Pollock’s essay which Paranjape and his coterie are misquoting to discredit him and to project him as any Orientalist is one of the finest works on traditional Indian intellectual practices, where he displays his knowledge of not just the hegemonic Shastric tradition but also of oppositional scientific and secular voices, who had to regiment themselves by indulging in ritual nodding to the Shastric authority.

To the extent that Pollock demonstrates the intransigent and transcendent nature of the Shastric tradition in prioritising theory, along with its attempt to homogenise and hegemonise practice, his originality is only in the extent of his scholarship, not in his idea. There have been alternative traditions right from the Upanishadic times that have been questioning such ritualisation, many times in shrill voices, and in recent centuries quite openly as by many late Medieval poets and numerous anti-caste fighters like Phule and Ambedkar. 

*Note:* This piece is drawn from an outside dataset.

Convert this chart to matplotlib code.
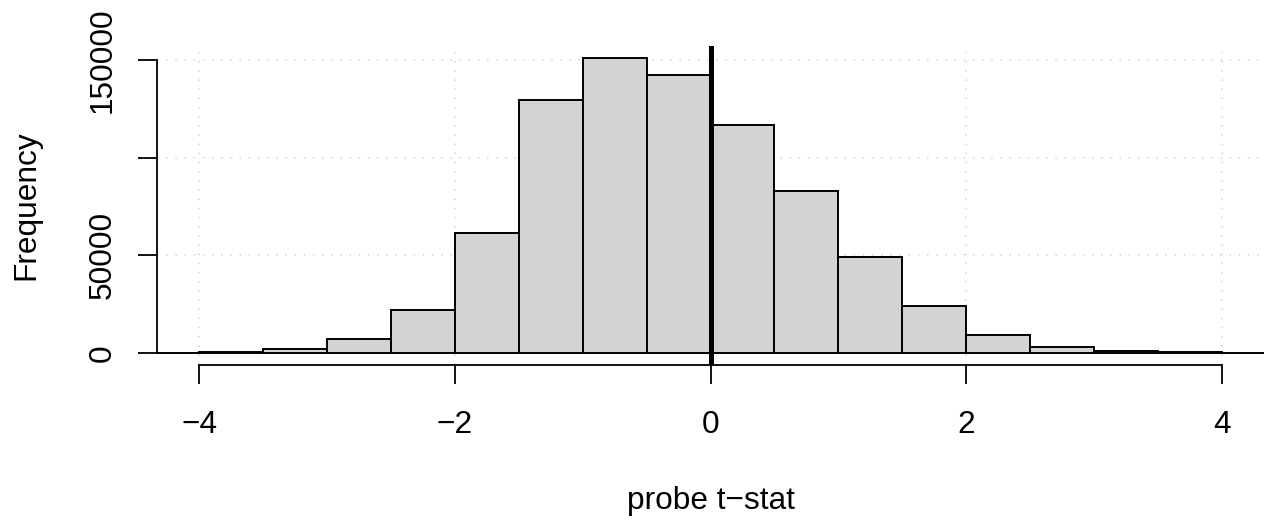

Moreover, in the very initial paragraphs of the essay, Pollock declares his thesis, “everywhere civilisation as a whole – and this is especially true of art-making – is constrained by rules of varying strictness, and indeed, may be accurately described by an accounting of such rules.” And then he goes on to compare Manusmriti and Amy Vanderbilt’s Everyday Etiquette (definitely, an outrageous comparision from the perspective of a refounded Brahminism of Hindutva), and concludes, “such cultural grammars exist in every society; they are the code defining a given culture as such.” Of course, he credits Shastras for their unique expanse and influence.

Paranjape must remember if he wants to (though it is difficult given his allegiance to particular political projects in recent days), that orientalism happens not simply when whites exorcise brownies, it is also when whites and brownies combine to exoticise and eternalise the orient. Let me remind Paranjape of his own remorse at the “politics of misreading” in 1991 (Economic & Political Weekly), when he was troubled by what he saw the “tendency to indulge in the commonest argumentative fallacy of irrelevance: ad hominem or name-calling,” At that time, he was accused of having represented himself as a “de-brahminised brahmin” by, as he claimed, his student (it is clear that this fact hurt him the most). That “student” today is himself a well-known literary scholar and activist, K Satyanarayana.

However, in recent days Paranjape himself, along with his less-sophisticated ilk, has mastered this politics and is indulging in “the commonest argumentative fallacy” of name calling. He clearly dislikes them with whom he disagrees. Whether he had actually de-brahminised himself earlier or not is debatable, but it is clear, at least for the time being, he has re-brahminised himself, and he feels empowered.